La questione del gas russo
Secondo una diffusa lettura della crisi in Ucraina, uno dei principali fattori che dovrebbero spingere l’Europa a trattare con prudenza la Russia è la dipendenza che il vecchio continente ha dal gas russo (se ne parla qui, ad esempio). Alle sanzioni europee, infatti, la Russia potrebbe rispondere con un taglio delle forniture di gas che ci farebbe sprofondare in un gelido inverno nel quale non potremmo più riscaldare le nostre case, far funzionare le nostre industrie e riscaldare i nostri pasti.
È una strategia che il presidente russo Vladimir Putin potrebbe decidere di intraprendere (in queste ultime settimane ci ha abituato a scelte piuttosto imprevedibili) e se lo facesse le economie europee subirebbero certamente dei danni. Ma ne subirebbero molti meno rispetto a qualche anno fa e, probabilmente, chi pagherebbe di più per questa scelta sarebbe proprio la Russia. Questo per almeno due motivi: il primo è che l’Europa da diversi anni non è più così dipendente dal gas russo e la seconda è che la Russia è almeno altrettanto dipendente dai ricavi che ottiene dalla vendita del gas.
Non è sempre stato così. In passato ci sono state diverse crisi energetiche, durante le quali la Russia – per brevi periodi – ha interrotto le forniture di gas all’Europa gettando nel panico diversi governi europei. Durante l’ultima crisi, nel 2009, diversi paesi dell’Europa centrale dichiararono lo stato di emergenza e in Bulgaria e Slovacchia scuole ed edifici pubblici vennero chiusi per diversi giorni. Negli ultimi cinque anni, però, sono cambiate parecchie cose.
Come potete vedere in questa infografica realizzata da @ginoselva, i principali paesi europei sono dipendenti dalle importazioni di gas russo per una quantità non superiore a circa un terzo del totale (il paese più dipendente è la Germania, con il 39 per cento, mentre Spagna e Regno Unito fanno completamente a meno del gas russo, qui trovate tutti i dati a pagina 22). Perdere un terzo delle proprie forniture di gas non è uno scherzo, ma bisogna considerare che si tratta di una minaccia molto meno spaventosa se fatta a marzo, cioè all’inizio della bella stagione, rispetto ad ottobre o novembre. Inoltre, un inverno insolitamente mite ha permesso ai vari paesi europei di formare ampie riserve strategiche di gas che basteranno per diversi mesi (secondo alcune analisi, infatti, nel 2013 la domanda europea di gas è stata la più bassa dal 1999).

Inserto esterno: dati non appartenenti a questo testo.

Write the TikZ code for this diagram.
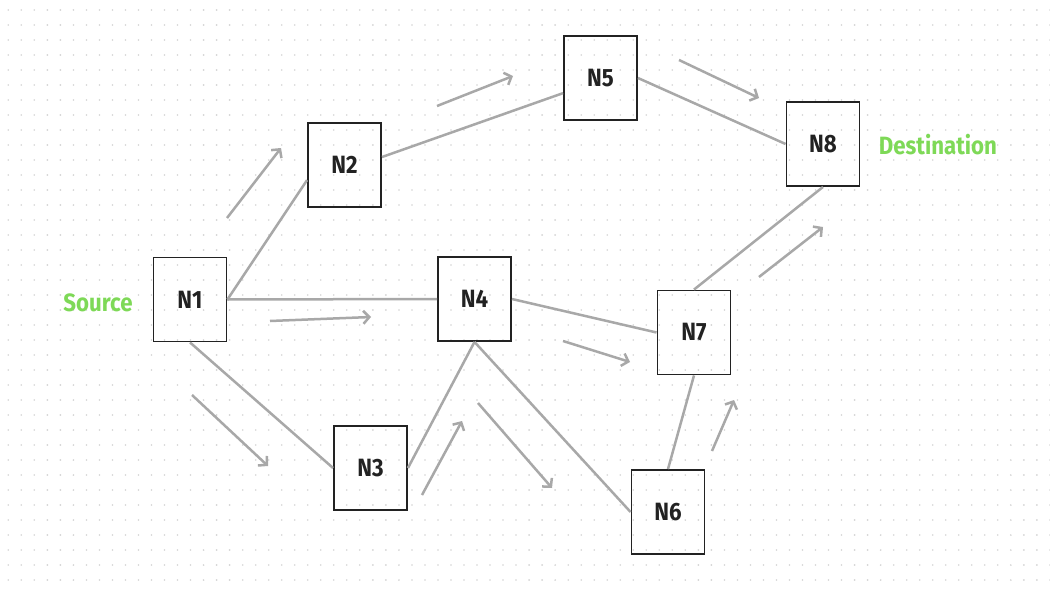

Non solo: sul mercato oggi sono disponibili molti più fornitori di gas rispetto al passato. Come ha scritto su Forbes Christopher Coats, un giornalista ed esperto di questioni energetiche, un’interruzione delle forniture russe porterebbe certamente ad un incremento dei prezzi, ma gli stati europei potrebbero continuare a rifornirsi da paesi come Norvegia e Algeria. Il recente boom dello shale gas negli Stati Uniti, infatti, ha “liberato” una serie di produttori di gas che ora sono in cerca di mercati dove vendere il gas che non viene più acquistato dagli americani.
A questo bisogna aggiungere che la dipendenza è reciproca. Anzi: da un certo punto di vista, la Russia dipende dalle vendite di gas ancora più dell’Europa. Circa un terzo del gas prodotto da Gazprom (la società che esporta la maggiore quantità di gas russo ed è controllata dal governo federale) viene venduto all’Europa. Se a queste esportazioni sommiamo quelle che riceve l’Ucraina arriviamo alla metà del totale delle vendite di Gazprom. L’Unione Europea, inoltre, è anche il principale destinatario delle esportazioni di petrolio russo, con una quota intorno all’80 per cento. Il totale delle esportazioni di gas e petrolio genera, attraverso i ricavi di Gazprom e le imposte, la metà di tutte le entrate del governo federale russo. Questo significa che poco meno di un terzo delle entrate del governo federale russo dipendono dalla vendita di gas e petrolio all’Europa e all’Ucraina.
Tagliare per rappresaglia queste forniture significherebbe per il governo russo perdere dall’oggi al domani circa 100 milioni di dollari al giorno, secondo Coats. Questo salasso non farebbe che peggiorare una situazione già grave. Il bilancio russo si è sforzato in maniera considerevole per pagare l’organizzazione delle olimpiadi di Sochi e già oggi – con i ricavi dalla vendita di gas ancora al sicuro – diversi analisti dubitano che il governo abbia le risorse necessarie a mantenere in piedi per un lungo periodo l’esercito necessario a invadere e occupare la Crimea e i territori orientali dell’Ucraina.